A result obtained by mixing a vegetable stem cell-based solution with a special cosmetic product manufactured by Labo. A dream for the almost 10 million Italians who are balding or who want to have a younger complexion, without wrinkles.

Increasingly often, stem cells are being spoken about as the future of medicine because they are able to transform themselves and replace dead or damaged cells in various organs and tissues. But further clarification is needed. “It is necessary to be clear about animal and vegetal stem cells,” explained Garattini. “Animal stem cells, depending on their type, can become, for example, muscle cells, cardiac cells, liver cells, and can replace dead cells. Vegetable stem cells can do the same thing, but only in vegetable tissues.” Vegetable stem cells are responsible for reproduction, and therefore repair and growth in terms of length and height in plants. “There is no scientific evidence,” underlined Garattini, “ that demonstrates their efficiency in human beings”.
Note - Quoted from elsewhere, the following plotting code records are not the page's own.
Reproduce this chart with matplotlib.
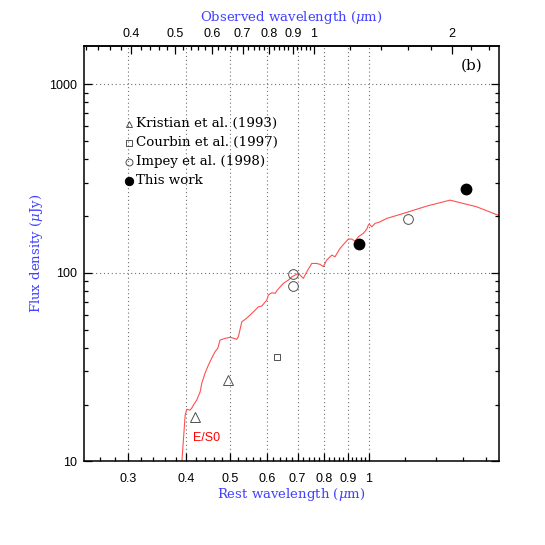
import numpy as np
import matplotlib
matplotlib.use('Agg')
import matplotlib.pyplot as plt
from matplotlib.ticker import FixedLocator, FixedFormatter, NullFormatter

# redshift factor between rest and observed wavelength
one_plus_z = 1.317

# E/S0 template, rest wavelength (um) and flux (uJy)
sed_wave = [0.390, 0.3923, 0.3988, 0.4021, 0.4088, 0.4123, 0.4157, 0.4228, 0.4299, 0.4335,
            0.4406, 0.4480, 0.4557, 0.4633, 0.4696, 0.4750, 0.4871, 0.4995, 0.5164, 0.5206,
            0.5296, 0.5385, 0.5521, 0.5661, 0.5754, 0.5853, 0.6002, 0.6049, 0.6153, 0.6256,
            0.6328, 0.6521, 0.6687, 0.6802, 0.6916, 0.7031, 0.7091, 0.7207, 0.7332, 0.7518,
            0.7708, 0.7836, 0.7968, 0.8103, 0.8310, 0.8446, 0.8661, 0.8806, 0.9031, 0.9184,
            0.9337, 0.9493, 0.9734, 0.9901, 0.9980, 1.0030, 1.0151, 1.0320, 1.0583, 1.0943,
            1.1890, 1.3365, 1.5022, 1.7171, 1.8978, 1.95]
sed_flux = [8.0, 9.96, 17.6, 18.9, 18.7, 19.2, 19.9, 21.2, 23.4, 26.0,
            29.4, 32.4, 35.3, 38.2, 39.8, 44.0, 44.9, 45.5, 44.4, 45.8,
            55.0, 56.6, 59.7, 63.4, 66.0, 66.6, 71.7, 76.2, 78.4, 77.8,
            81.0, 87.9, 91.5, 95.2, 97.2, 99.3, 97.2, 93.4, 101.2, 112.1,
            112.1, 110.8, 107.9, 116.8, 124.1, 121.6, 134.7, 141.1, 150.9, 150.9,
            147.2, 155.2, 161.8, 170.4, 179.0, 181.2, 175.3, 182.7, 186.3, 194.2,
            206.4, 225.7, 242.8, 223.8, 203.4, 199.0]

kristian_wave = [0.419, 0.495]
kristian_flux = [17.3, 27.0]
courbin_wave = [0.633]
courbin_flux = [35.7]
impey_wave = [0.686, 0.686, 1.216]
impey_flux = [98.1, 85.0, 191.9]
this_wave = [0.954, 1.627]
this_flux = [141.5, 276.7]

rest_major = [0.3, 0.4, 0.5, 0.6, 0.7, 0.8, 0.9, 1]
rest_labels = ['0.3', '0.4', '0.5', '0.6', '0.7', '0.8', '0.9', '1']
obs_major = [0.4, 0.5, 0.6, 0.7, 0.8, 0.9, 1, 2]
obs_labels = ['0.4', '0.5', '0.6', '0.7', '0.8', '0.9', '1', '2']
flux_major = [10, 100, 1000]
flux_labels = ['10', '100', '1000']

blue = '#4040ff'
tick_font = 'Liberation Sans'
label_font = 'DejaVu Serif'
plt.rcParams['mathtext.fontset'] = 'dejavuserif'

fig = plt.figure(figsize=(5.45, 5.45), dpi=100)
ax = fig.add_axes([84 / 545, 83.6 / 545, 415 / 545, 415.7 / 545])
ax.set_xscale('log')
ax.set_yscale('log')
ax.set_xlim(0.2403, 1.92)
ax.set_ylim(10, 1600)

ax.plot(sed_wave, sed_flux, color='#ff5050', lw=0.8, zorder=2)
ax.text(0.445, 13.3, 'E/S0', color='red', fontsize=9, family=tick_font,
        ha='center', va='center')

grey = '#505050'
ax.plot(kristian_wave, kristian_flux, ls='none', marker='^', ms=6.5, mfc='none', mec=grey, mew=0.7)
ax.plot(courbin_wave, courbin_flux, ls='none', marker='s', ms=5, mfc='none', mec=grey, mew=0.7)
ax.plot(impey_wave, impey_flux, ls='none', marker='o', ms=7, mfc='none', mec=grey, mew=0.7)
ax.plot(this_wave, this_flux, ls='none', marker='o', ms=7.5, mfc='black', mec='black')

# hand-made legend
legend_rows = [('^', 'none', 4.5, 'Kristian et al. (1993)'),
               ('s', 'none', 4.0, 'Courbin et al. (1997)'),
               ('o', 'none', 5.0, 'Impey et al. (1998)'),
               ('o', 'black', 6.0, 'This work')]
for i, (mk, fc, ms, txt) in enumerate(legend_rows):
    yy = 0.812 - i * 0.0457
    ax.plot([0.108], [yy], transform=ax.transAxes, marker=mk, ms=ms, mfc=fc,
            mec='black' if fc == 'black' else grey, mew=0.7, ls='none', clip_on=False)
    ax.text(0.125, yy, txt, transform=ax.transAxes, fontsize=9.6, family=label_font,
            va='center', ha='left')

ax.text(0.935, 0.951, '(b)', transform=ax.transAxes, fontsize=11, family=label_font,
        ha='center', va='center')

# ticks
rest_minor = [v for v in np.round(np.arange(0.26, 1.0, 0.02), 2) if v not in rest_major]
rest_minor += [1.2, 1.4, 1.6, 1.8]
ax.xaxis.set_major_locator(FixedLocator(rest_major))
ax.xaxis.set_major_formatter(FixedFormatter(rest_labels))
ax.xaxis.set_minor_locator(FixedLocator(rest_minor))
ax.xaxis.set_minor_formatter(NullFormatter())

flux_minor = [20, 30, 40, 50, 60, 70, 80, 90, 200, 300, 400, 500, 600, 700, 800, 900]
ax.yaxis.set_major_locator(FixedLocator(flux_major))
ax.yaxis.set_major_formatter(FixedFormatter(flux_labels))
ax.yaxis.set_minor_locator(FixedLocator(flux_minor))
ax.yaxis.set_minor_formatter(NullFormatter())

ax.tick_params(which='both', direction='in', top=False, right=True, width=0.9)
ax.tick_params(which='major', length=6)
ax.tick_params(which='minor', length=3.2)
ax.tick_params(axis='x', which='major', pad=8)
ax.tick_params(axis='y', which='major', pad=5)
for lab in ax.get_xticklabels() + ax.get_yticklabels():
    lab.set_family(tick_font)
    lab.set_fontsize(9)

for s in ax.spines.values():
    s.set_linewidth(1.1)

ax.grid(True, which='major', ls=(0, (1, 2.5)), color='#707070', lw=0.8)

sec = ax.secondary_xaxis('top', functions=(lambda x: x * one_plus_z, lambda x: x / one_plus_z))
obs_minor = [v for v in np.round(np.arange(0.32, 1.0, 0.02), 2) if v not in obs_major]
obs_minor += [1.2, 1.4, 1.6, 1.8, 2.2, 2.4]
sec.xaxis.set_major_locator(FixedLocator(obs_major))
sec.xaxis.set_major_formatter(FixedFormatter(obs_labels))
sec.xaxis.set_minor_locator(FixedLocator(obs_minor))
sec.xaxis.set_minor_formatter(NullFormatter())
sec.tick_params(which='both', direction='in', width=0.9)
sec.tick_params(which='major', length=6, pad=4)
sec.tick_params(which='minor', length=3.2)
for lab in sec.get_xticklabels():
    lab.set_family(tick_font)
    lab.set_fontsize(9)
sec.spines['top'].set_linewidth(1.1)

sec.set_xlabel(r'Observed wavelength ($\mu$m)', color=blue, family=label_font,
               fontsize=9.5, labelpad=5)
ax.set_xlabel(r'Rest wavelength ($\mu$m)', color=blue, family=label_font,
              fontsize=9.5, labelpad=1)
ax.set_ylabel(r'Flux density ($\mu$Jy)', color=blue, family=label_font,
              fontsize=9.5, labelpad=3)

fig.savefig('out.png', dpi=100)
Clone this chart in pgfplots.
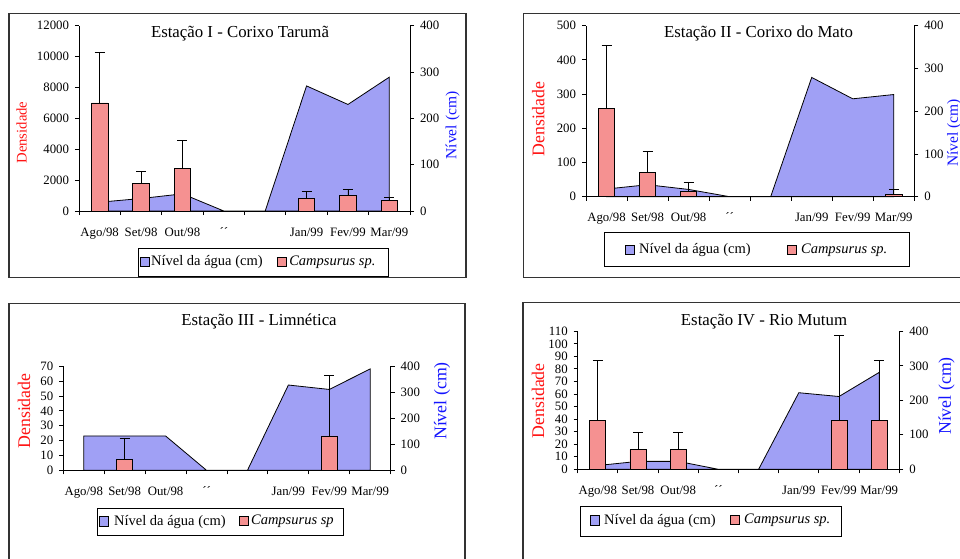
\documentclass[border=0pt]{standalone}
\usepackage{fontspec}
\setmainfont{Liberation Serif}
\usepackage{pgfplots}
\pgfplotsset{compat=1.18}
\definecolor{bluefill}{RGB}{160,160,245}
\definecolor{redfill}{RGB}{245,145,145}
\definecolor{blueL}{RGB}{20,20,255}
\definecolor{redL}{RGB}{255,20,20}
\newcommand\legsq[1]{{\setlength\fboxsep{0pt}\setlength\fboxrule{0.7bp}\raisebox{-0.5bp}{\fcolorbox{black}{#1}{\rule{0pt}{8.5bp}\rule{8.5bp}{0pt}}}}}
\pgfplotsset{
  common/.style={scale only axis, anchor=south west, xmin=-0.5, xmax=7.5, ymin=0,
    tick align=outside, major tick length=4bp, minor tick length=4bp,
    axis line style={line width=0.9bp},
    every tick/.append style={black, line width=0.9bp},
    tick label style={font=\fontsize{12.8bp}{14bp}\selectfont},
    /pgf/number format/assume math mode=true, /pgf/number format/1000 sep={},
    scaled y ticks=false, clip=false},
  leftax/.style={common, axis y line*=left, axis x line*=bottom,
    ybar, bar width=0.4,
    xtick={0,1,2,3,4,5,6,7},
    xticklabels={Ago/98,Set/98,Out/98,´´,,Jan/99,Fev/99,Mar/99},
    minor xtick={-0.5,0.5,1.5,2.5,3.5,4.5,5.5,6.5,7.5},
    major x tick style={draw=none},
    xticklabel style={anchor=base, yshift=-21bp},
    yticklabel style={anchor=east, xshift=-2.5bp}},
  rightax/.style={common, axis y line*=right, axis x line=none, ymax=400,
    ytick={0,100,200,300,400}, yticklabel style={anchor=west, xshift=2.5bp}},
  barplot/.style={fill=redfill, draw=black, line width=0.8bp,
    error bars/.cd, y dir=plus, y explicit,
    error bar style={black, line width=0.8bp},
    error mark options={rotate=90, black, mark size=5bp, line width=0.8bp}},
  areaplot/.style={fill=bluefill, draw=black, line width=0.8bp},
}
\newcommand\legentry[4]{\node[anchor=west, inner sep=0pt, font=\fontsize{14.5bp}{16bp}\selectfont] at (#1bp,#2bp) {\legsq{#3}#4};}
\begin{document}
\begin{tikzpicture}
\useasboundingbox (0,0) rectangle (960bp,-559bp);
\clip (0,0) rectangle (960bp,-559bp);
% frames
\draw[black!80, line width=1.2bp] (9bp,-13.3bp) rectangle (466bp,-277.7bp);
\draw[black!80, line width=1.2bp] (523.3bp,-13.3bp) rectangle (975bp,-277.3bp);
\draw[black!80, line width=1.2bp] (9bp,-303.3bp) rectangle (465bp,-575bp);
\draw[black!80, line width=1.2bp] (523bp,-302.7bp) rectangle (975bp,-575bp);

% ===== Panel I =====
\begin{axis}[rightax, at={(79bp,-211bp)}, width=331bp, height=185.3bp]
\addplot[areaplot] coordinates {(0,19) (1,27) (2,37) (3,0) (4,0) (5,270) (6,230) (7,289)} \closedcycle;
\end{axis}
\begin{axis}[leftax, at={(79bp,-211bp)}, width=331bp, height=185.3bp,
  ymax=12000, ytick={0,2000,4000,6000,8000,10000,12000}]
\addplot[barplot] coordinates {(0,7000) +- (0,3250) (1,1810) +- (0,760) (2,2780) +- (0,1770)
  (5,840) +- (0,430) (6,1010) +- (0,370) (7,690) +- (0,190)};
\end{axis}
\node[font=\fontsize{16.8bp}{18bp}\selectfont, anchor=base] at (240bp,-37.7bp) {Estação I - Corixo Tarumã};
\node[rotate=90, text=redL, font=\fontsize{14.7bp}{16bp}\selectfont] at (21.7bp,-132.5bp) {Densidade};
\node[rotate=90, text=blueL, font=\fontsize{15.5bp}{17bp}\selectfont] at (452.7bp,-125.5bp) {Nível (cm)};
\draw[line width=0.8bp] (138bp,-248.3bp) rectangle (388bp,-276.3bp);
\legentry{140}{-262.5}{bluefill}{\hspace{1bp}Nível da água (cm)}
\legentry{276.7}{-262.5}{redfill}{\hspace{2.5bp}\textit{Campsurus sp.}}

% ===== Panel II =====
\begin{axis}[rightax, at={(586bp,-196.7bp)}, width=328.3bp, height=171bp]
\addplot[areaplot] coordinates {(0,18) (1,28) (2,17) (3,0) (4,0) (5,279) (6,229) (7,239)} \closedcycle;
\end{axis}
\begin{axis}[leftax, at={(586bp,-196.7bp)}, width=328.3bp, height=171bp,
  ymax=500, ytick={0,100,200,300,400,500}]
\addplot[barplot] coordinates {(0,257) +- (0,186) (1,70) +- (0,63.5) (2,16.6) +- (0,26.4)
  (5,0) +- (0,0) (6,0) +- (0,0) (7,7) +- (0,13)};
\end{axis}
\node[font=\fontsize{16.8bp}{18bp}\selectfont, anchor=base] at (758.5bp,-37.7bp) {Estação II - Corixo do Mato};
\node[rotate=90, text=redL, font=\fontsize{17.8bp}{19bp}\selectfont] at (538.3bp,-119bp) {Densidade};
\node[rotate=90, text=blueL, font=\fontsize{15.5bp}{17bp}\selectfont] at (954bp,-133bp) {Nível (cm)};
\draw[line width=0.8bp] (604bp,-232.3bp) rectangle (909.3bp,-266.7bp);
\legentry{625}{-250}{bluefill}{\hspace{4bp}Nível da água (cm)}
\legentry{787}{-250}{redfill}{\hspace{4bp}\textit{Campsurus sp.}}

% ===== Panel III =====
\begin{axis}[rightax, at={(63.3bp,-470.3bp)}, width=327.4bp, height=104bp]
\addplot[areaplot] coordinates {(0,132) (1,132) (2,132) (3,0) (4,0) (5,328) (6,311) (7,390)} \closedcycle;
\end{axis}
\begin{axis}[leftax, at={(63.3bp,-470.3bp)}, width=327.4bp, height=104bp,
  ymax=70, ytick={0,10,20,30,40,50,60,70}]
\addplot[barplot] coordinates {(1,7.6) +- (0,14.2) (6,23.1) +- (0,40.6)};
\end{axis}
\node[font=\fontsize{16.8bp}{18bp}\selectfont, anchor=base] at (259bp,-325bp) {Estação III - Limnética};
\node[rotate=90, text=redL, font=\fontsize{17.8bp}{19bp}\selectfont] at (24bp,-411bp) {Densidade};
\node[rotate=90, text=blueL, font=\fontsize{17.8bp}{19bp}\selectfont] at (442bp,-401bp) {Nível (cm)};
\draw[line width=0.8bp] (97.3bp,-508.3bp) rectangle (343.3bp,-535.7bp);
\legentry{99}{-521.7}{bluefill}{\hspace{5bp}Nível da água (cm)}
\legentry{239}{-521.7}{redfill}{\hspace{2bp}\textit{Campsurus sp}}

% ===== Panel IV =====
\begin{axis}[rightax, at={(577.7bp,-469.3bp)}, width=321.6bp, height=138bp]
\addplot[areaplot] coordinates {(0,11) (1,23) (2,23) (3,0) (4,0) (5,222) (6,211) (7,281)} \closedcycle;
\end{axis}
\begin{axis}[leftax, at={(577.7bp,-469.3bp)}, width=321.6bp, height=138bp,
  ymax=110, ytick={0,10,20,30,40,50,60,70,80,90,100,110}]
\addplot[barplot] coordinates {(0,39) +- (0,48) (1,15.7) +- (0,13.5) (2,15.7) +- (0,13.5)
  (6,39) +- (0,67.8) (7,39) +- (0,48)};
\end{axis}
\node[font=\fontsize{16.8bp}{18bp}\selectfont, anchor=base] at (764bp,-325bp) {Estação IV - Rio Mutum};
\node[rotate=90, text=redL, font=\fontsize{17.8bp}{19bp}\selectfont] at (538bp,-400.8bp) {Densidade};
\node[rotate=90, text=blueL, font=\fontsize{17.8bp}{19bp}\selectfont] at (946.5bp,-396bp) {Nível (cm)};
\draw[line width=0.8bp] (580bp,-506.7bp) rectangle (841.7bp,-536.7bp);
\legentry{590}{-520.7}{bluefill}{\hspace{4bp}Nível da água (cm)}
\legentry{730}{-520.7}{redfill}{\hspace{4bp}\textit{Campsurus sp.}}
\end{tikzpicture}
\end{document}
Establishing that the use of these vegetable stem cells can have an effect on wrinkles and the scalp for Garattini is “at the very least misleading”. The expert has called for the intervention of the regulatory body, which analyses advertisements in order to protect consumers. “Also because,” explained Garattini, “in cases like these the pharmaceutical regulatory body cannot intervene, since these are products that, although they are sold in pharmacies, are not medicinal products.” Sergio Chimenti, a professor of Dermatology and Venereology at the University of Rome Tor Vergata, said that he was “extremely skeptical” about the possibility of vegetable stem cell treatments being able to stop or slow hair-loss. “From a scientific standpoint,” he said, “we know very little about the effects of vegetable stem cells on humans. There are very few scientific experiments in this field.” This is why Chimenti is perplexed with statements like “more, younger hair thanks to vegetable stem cells” appearing in newspaper ads lately. “Presenting miraculous solutions with no evidence seems little more than a fantasy. There are about 5-10 million Italians with hair-loss problems with varying degrees of seriousness. Often, these people would try anything to solve their problem. Currently, the only serious solution is medicinal.”

Carla Scesa, a teacher of cosmetics at the University of Siena and the chemistry of cosmetic products at Cattolica University in Rome was more open to the possibilities offered by vegetable stem cells. “Speaking about miracles or proven efficiency is quite a jump. Some elements of efficiency for apple stem cells have been suggested,” explained Scesa, “by the company that has the patents for them. These are in vitro studies conducted on hair follicles that demonstrate an effect of postponing the death of the follicle.” The same company that patented the stem cells specified that the active mechanism is unknown, while in vivo studies on a small number of individuals have reportedly shown beneficial effects on the skin,” she said. In Scesa’s view, this is an interesting path for cosmetics, but in vivo tests conducted by dermatological centers are needed to demonstrate their efficiency and to understand the active mechanism of vegetable stem cells. “Surely,” she concluded, “ we are at the beginning, this is an interesting field, but this will not be a miracle against hair-loss and signs of aging.”